Leaders from across the world welcomed the agreement, hoping that a more stable Mindanao will contribute to the retrenchment of Islamic fundamentalism and extremist ideology in Southeast Asia. U.S. Secretary of State John Kerry congratulated the Aquino administration for “concluding negotiations toward an historic, comprehensive peace agreement,” and hailed the promise of “peace, security, and economic prosperity now and for future generations in Mindanao.”
Washington also commended Malaysia as well as the International Contact Group, composed of representatives and conflict-resolution experts from around the world, for their pivotal role in brokering the final agreement in Kuala Lumpur.
Meanwhile, international investors have turned their attention to economic implications of the peace agreement. Mindanao is estimated to have as much as 300 billion dollars in untapped mining and natural resources.
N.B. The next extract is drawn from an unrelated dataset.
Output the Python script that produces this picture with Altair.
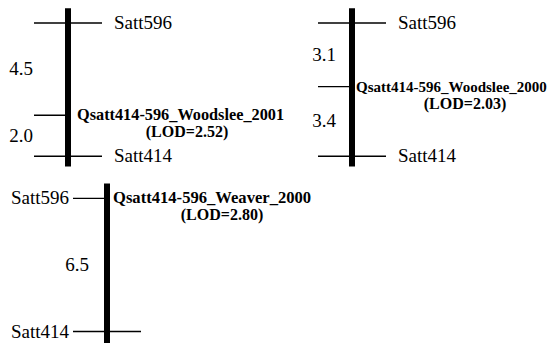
import altair as alt
import pandas as pd

# ---------------- data ----------------
qtl_names = ["Qsatt414-596_Woodslee_2001", "Qsatt414-596_Woodslee_2000", "Qsatt414-596_Weaver_2000"]
lod_values = ["2.52", "2.03", "2.80"]
top_markers = ["Satt596", "Satt596", "Satt596"]
bottom_markers = ["Satt414", "Satt414", "Satt414"]
dist_top_to_qtl = [4.5, 3.1, 0.0]      # cM, Satt596 -> QTL
dist_qtl_to_bottom = [2.0, 3.4, 6.5]   # cM, QTL -> Satt414

# ---------------- layout (positions / styles) ----------------
W, H = 540, 335
PX_PER_CM = 20.5
X0 = 8                                 # layout x units start
bar_x = [68, 352, 107]                 # chromosome bar position, layout units
cm_offset = [0.0, 0.0, 8.55]           # vertical origin of each panel in cM units
dist_label_dx = [-47, -28, -30]
qtl_dx = [9, 4, 6]
qtl_fs = [16.3, 15.0, 16.6]
lod_dx = [119, 113, 115]
bar_top_ext = 0.72                     # cM above first marker
bar_bot_ext = 0.5                      # cM below last marker
TICK = 34
y_min = -15 / PX_PER_CM
y_max = y_min + H / PX_PER_CM

bars, ticks, lab_r, lab_l, dists, qtls, lods = [], [], [], [], [], [], []
for i in range(3):
    bx, off = bar_x[i], cm_offset[i]
    total = dist_top_to_qtl[i] + dist_qtl_to_bottom[i]
    qpos = off + dist_top_to_qtl[i]
    bot = off + total + bar_bot_ext if i < 2 else y_max
    bars.append(dict(x=bx, y=off - bar_top_ext, y2=bot))
    qtl_on_marker = dist_top_to_qtl[i] == 0
    for name, pos in [(top_markers[i], off), (bottom_markers[i], off + total)]:
        right = 0 if (qtl_on_marker and pos == qpos) else TICK
        ticks.append(dict(x=bx - TICK, x2=bx + right, y=pos))
        if qtl_on_marker:
            lab_l.append(dict(x=bx - 38, y=pos, t=name))
        else:
            lab_r.append(dict(x=bx + 46, y=pos, t=name))
    if not qtl_on_marker:
        ticks.append(dict(x=bx - TICK, x2=bx, y=qpos))
    if dist_top_to_qtl[i] > 0:
        dists.append(dict(x=bx + dist_label_dx[i], y=off + dist_top_to_qtl[i] / 2,
                          t=f"{dist_top_to_qtl[i]:.1f}"))
    dists.append(dict(x=bx + dist_label_dx[i], y=qpos + dist_qtl_to_bottom[i] / 2,
                      t=f"{dist_qtl_to_bottom[i]:.1f}"))
    qtls.append(dict(x=bx + qtl_dx[i], y=qpos, t=qtl_names[i], fs=qtl_fs[i]))
    lods.append(dict(x=bx + lod_dx[i], y=qpos + 17 / PX_PER_CM, t=f"(LOD={lod_values[i]})"))

xs = alt.Scale(domain=[X0, X0 + W])
ys = alt.Scale(domain=[y_min, y_max], reverse=True)
FONT = "Liberation Serif"

def X(f="x"):
    return alt.X(f"{f}:Q", scale=xs, axis=None)

def Y(f="y"):
    return alt.Y(f"{f}:Q", scale=ys, axis=None)

bar_l = alt.Chart(pd.DataFrame(bars)).mark_rule(color="black", strokeWidth=6).encode(
    x=X(), y=Y(), y2="y2:Q")
tick_l = alt.Chart(pd.DataFrame(ticks)).mark_rule(color="black", strokeWidth=1.3).encode(
    x=X(), x2="x2:Q", y=Y())
labr_l = alt.Chart(pd.DataFrame(lab_r)).mark_text(
    align="left", baseline="middle", font=FONT, fontSize=19, fill="black").encode(
    x=X(), y=Y(), text="t:N")
labl_l = alt.Chart(pd.DataFrame(lab_l)).mark_text(
    align="right", baseline="middle", font=FONT, fontSize=19, fill="black").encode(
    x=X(), y=Y(), text="t:N")
dist_l = alt.Chart(pd.DataFrame(dists)).mark_text(
    align="center", baseline="middle", font=FONT, fontSize=19, fill="black").encode(
    x=X(), y=Y(), text="t:N")
qtl_l = alt.Chart(pd.DataFrame(qtls)).mark_text(
    align="left", baseline="middle", font=FONT, fontWeight="bold", fill="black").encode(
    x=X(), y=Y(), text="t:N", size=alt.Size("fs:Q", scale=None, legend=None))
lod_l = alt.Chart(pd.DataFrame(lods)).mark_text(
    align="center", baseline="middle", font=FONT, fontWeight="bold", fontSize=16,
    fill="black").encode(x=X(), y=Y(), text="t:N")

chart = alt.layer(bar_l, tick_l, labr_l, labl_l, dist_l, qtl_l, lod_l).properties(
    width=W, height=H, padding=0,
    autosize=alt.AutoSizeParams(type="none"),
    background="white",
).configure_view(stroke=None).configure_text(font=FONT)

chart.save("out.html", embed_options={"renderer": "svg", "actions": False})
Given the increased regulatory uncertainty in other mining hubs such as Indonesia, investors are considering the prospects of large-scale investments in resource-rich areas such as Mindanao.
The Philippines is already among Asia’s fastest-growing economies, averaging six to seven percent in annual GDP growth in recent years. The Aquino administration has sought to integrate the long-neglected regions of Mindanao into the rising economic tide that is lifting the country. Mindanao is home to one of the poorest regions of the Philippines, with poverty rates increasing in Muslim-majority provinces in recent years.
Given the relative backwardness of infrastructure in Mindanao, post-conflict reconstruction efforts could significantly increase domestic spending and investment rates. Because of its favourable geography and fertile lands, Mindanao is also considered a potential agricultural powerhouse. The economic revival of Mindanao could boost the Philippines’ GDP growth rates by another 0.3 percentage point, according to Standard Chartered economist Jeff Ng.
But the Philippines faces tremendous challenges ahead. Splinter groups such as the Bangsamoro Islamic Freedom Fighters (BIFF) have opposed the new agreement, pledging to continue their struggle against the Philippine government. Immediately after signing the peace agreement, the Armed Forces of the Philippines (AFP) launched an offensive against BIFF fighters, hoping to stamp out any resistance to the implementation of a Bangsamoro entity.
Last year some rebel groups, including members of the MILF’s parent organisation, the Moro National Liberation Front (MNLF), tried to scuttle peace negotiations by launching a siege on Zamboanga city. The result was a massive humanitarian crisis and weeks-long military clashes, which tested the momentum of peace negotiations.
The main concern of other rebel groups was their exclusion from the peace negotiations, and, more importantly, their lack of trust in the Philippine government. In the past, the government and the MNLF were able to arrive at a peace agreement (1996), which paved the way for establishment of the Autonomous Region in Muslim Mindanao (ARMM).
But the final outcome fell considerably short of its initial promises, with the MNLF struggling to cope with governance challenges in the least developed areas of the Philippines. Even worse, succeeding administrations did little to reinforce earlier peace negotiations.
The Joseph Estrada administration (1998-2001), for instance, launched an all-out war against other rebel groups such as the MILF. Former president Estrada believed in a maximalist approach, whereby: “Sometimes you have to wage war to earn peace. You have to show them that there is only one flag, one armed forces of the Philippines, one government.”
As government officials such as Deles admit, the previous peace agreement “failed to put post-conflict rebuilding mechanisms in place.” There were no credible and sustained commitments by the Philippine government to ensure reintegration of rebels and the rehabilitation of conflict-hit areas. No wonder, there are concerns whether the next administration will ensure proper assistance to the Bangsamoro leadership.
For many civil society organisations, the negotiations also fell short of ensuring full participation of a whole host of indigenous communities in the conceptualisation of a new autonomous entity in Mindanao. The greatest threat, however, stems from deeply entrenched warlords and local oligarchs, who will try to hijack the emerging political order by establishing new networks of patronage politics.
Overall, it seems that the Aquino administration has generated enough momentum to push ahead with a new political order in Mindanao. But it remains to be seen whether the MILF will make a successful transition towards becoming an effective agent of governance in Mindanao. This will undoubtedly require sustained commitment from the Philippine government in the decades to come.